▶ _Data shown_:
....

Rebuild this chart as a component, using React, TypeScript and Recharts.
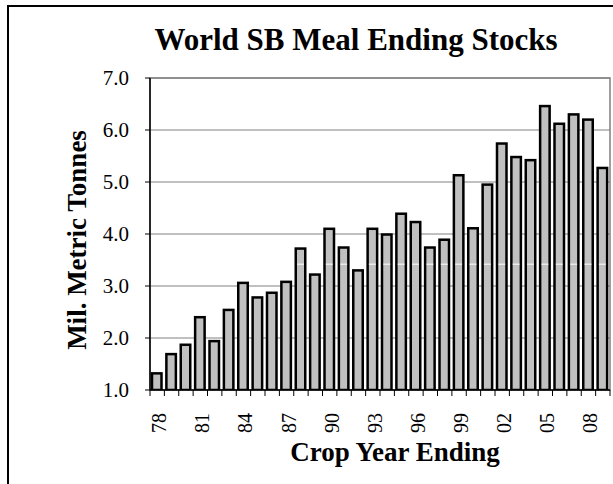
import React from 'react';
import { BarChart, Bar, XAxis, YAxis, CartesianGrid, ReferenceArea } from 'recharts';

const years = ['78','79','80','81','82','83','84','85','86','87','88','89','90','91','92','93','94','95','96','97','98','99','00','01','02','03','04','05','06','07','08','09'];
const stocks = [1.32,1.69,1.87,2.40,1.94,2.54,3.06,2.78,2.87,3.08,3.72,3.22,4.10,3.74,3.30,4.10,3.99,4.39,4.23,3.74,3.89,5.13,4.11,4.95,5.74,5.48,5.42,6.46,6.12,6.30,6.20,5.27];
const yTicks = [1, 2, 3, 4, 5, 6, 7];
const labelEvery = 3;
const whiteLineValue = 3.42;

const title = 'World SB Meal Ending Stocks';
const yTitle = 'Mil. Metric Tonnes';
const xTitle = 'Crop Year Ending';

const data = years.map((y, i) => ({ year: y, value: stocks[i] }));

const FONT = '"Liberation Serif", "Times New Roman", Times, serif';
const W = 613;
const H = 484;
const M = { top: 78, right: 3, left: 0, bottom: 0 };
const Y_W = 150;
const X_H = 94;
const STEP = (W - M.left - M.right - Y_W) / years.length;
const BASE = yTicks[0];

const XTick = (props: any) => {
  const { x, y, payload, index } = props;
  const i = payload && payload.index !== undefined ? payload.index : index;
  const left = x - STEP / 2;
  const isLast = i === years.length - 1;
  return (
    <g>
      <line x1={left} x2={left} y1={y} y2={y + 6} stroke="#000" strokeWidth={1} />
      {isLast && <line x1={x + STEP / 2} x2={x + STEP / 2} y1={y} y2={y + 6} stroke="#000" strokeWidth={1} />}
      {i % labelEvery === 0 && (
        <text
          x={x + 9}
          y={y + 23}
          transform={`rotate(-90, ${x + 9}, ${y + 23})`}
          textAnchor="end"
          fontSize={20}
          fontFamily={FONT}
          fill="#000"
        >
          {payload.value}
        </text>
      )}
    </g>
  );
};

const BarShape = (props: any) => {
  const { x, y, width, height, value } = props;
  const v = Array.isArray(value) ? value[1] : value;
  const perUnit = v > BASE ? height / (v - BASE) : 0;
  const wy = y + height - (whiteLineValue - BASE) * perUnit;
  const showLine = v > whiteLineValue;
  return (
    <g>
      <rect x={x} y={y} width={width} height={height} fill="#C0C0C0" stroke="#000" strokeWidth={2.5} />
      {showLine && <line x1={x + 1.25} x2={x + width - 1.25} y1={wy} y2={wy} stroke="#fff" strokeWidth={1} />}
    </g>
  );
};

export default function App() {
  return (
    <div style={{ position: 'fixed', left: 0, top: 0, width: W, height: H, overflow: 'hidden', background: '#fff' }}>
      <div style={{ position: 'absolute', left: 7, top: 5, width: 700, height: 600, borderLeft: '2px solid #000', borderTop: '2px solid #000' }} />
      <div style={{ position: 'absolute', left: 0, top: 0 }}>
        <BarChart width={W} height={H} data={data} margin={M} barSize={9.5}>
          <CartesianGrid horizontal vertical={false} stroke="#808080" strokeWidth={1} />
          <ReferenceArea x1={years[0]} x2={years[years.length - 1]} y1={yTicks[0]} y2={yTicks[yTicks.length - 1]} fill="none" stroke="#808080" strokeWidth={1.5} />
          <XAxis
            dataKey="year"
            interval={0}
            height={X_H}
            tickLine={false}
            tickSize={0}
            tickMargin={0}
            axisLine={{ stroke: '#000', strokeWidth: 1.5 }}
            tick={(p: any) => <XTick {...p} />}
          />
          <YAxis
            width={Y_W}
            domain={[yTicks[0], yTicks[yTicks.length - 1]]}
            ticks={yTicks}
            allowDataOverflow
            tickFormatter={(v: number) => v.toFixed(1)}
            tickSize={5}
            tickMargin={16}
            tickLine={{ stroke: '#000' }}
            axisLine={{ stroke: '#000', strokeWidth: 1.5 }}
            tick={{ fill: '#000', fontSize: 21, fontFamily: FONT }}
          />
          <Bar dataKey="value" fill="#C0C0C0" stroke="#000" strokeWidth={2.5} isAnimationActive={false} shape={(p: any) => <BarShape {...p} />} />
        </BarChart>
      </div>
      <svg width={W} height={H} style={{ position: 'absolute', left: 0, top: 0, pointerEvents: 'none' }}>
        <text x={356} y={50} textAnchor="middle" fontSize={31} fontWeight="bold" fontFamily={FONT} fill="#000">{title}</text>
        <text x={395} y={461} textAnchor="middle" fontSize={27} fontWeight="bold" fontFamily={FONT} fill="#000">{xTitle}</text>
        <text x={86} y={240} transform="rotate(-90, 86, 240)" textAnchor="middle" fontSize={27} fontWeight="bold" fontFamily={FONT} fill="#000">{yTitle}</text>
      </svg>
    </div>
  );
}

....

▶ _What needs to be done_: Only lines belong in the copy: transcribe those from the start of the data through the line that contains "YAxis, CartesianGrid, ReferenceArea", and skip the pictures.

▶ _Output below_:
Rebuild this chart as a component, using React, TypeScript and Recharts.
import React from 'react';
import { BarChart, Bar, XAxis, YAxis, CartesianGrid, ReferenceArea } from 'recharts';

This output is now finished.